What amazes me most about Baylor is its depth. In a sport typically defined by teams with a few stars and some passable fringe players, Baylor built a group where it was tough to decide who should win Most Outstanding Player. The award went to Jared Butler, who had 22 points in the championship game—although my personal favorite performance of the night came from 6-foot-5 Mark Vital, who looks more like a linebacker than a basketball player and hauled in 11 rebounds by moving taller Gonzaga players out of the way.

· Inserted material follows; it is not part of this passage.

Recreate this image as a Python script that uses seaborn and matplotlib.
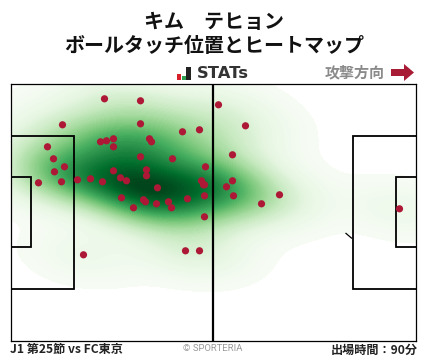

Baylor doesn’t have any players projected as lottery picks in the upcoming NBA draft, and none of its guys were five-star recruits. They have no one-and-done players, and only one freshman, L.J. Cryer, in the rotation. It’s actually stunning how many of their players took unusual journeys to the Bears—Butler transferred from Alabama; MaCio Teague, whose ugly jumper was good for 19 points on Monday, started his career at UNC-Asheville; Davion Mitchell, who had 15 points, came from Auburn; Adam Flagler, who drilled three 3s, transferred from Presbyterian; Jonathan Tchamwa Tchatchoua, who played valuable big man minutes, came from UNLV.
So many things about what Baylor did feel impossible—how did Drew take the program from such a low to such a peak? How did a team without top-tier high school talent or pro-level prospects end up becoming so much better than all the teams that had seemingly better players? How did players from such disparate backgrounds mesh so well? This group feels like a basketball miracle.
But watching them play in this tournament, they didn’t seem miraculous: They just seemed better than everybody else. Time after time, they looked like they could dominate their opponent in the weight room or in a shooting contest. They kept making some of the best teams in the nation look like JV squads—and then they did it to Gonzaga, a team that had looked unbeatable up to that point. As it turns out, Monday night was the coronation of one of the greatest college basketball teams of all time: these Baylor Bears, who truly did look like a perfect college basketball team.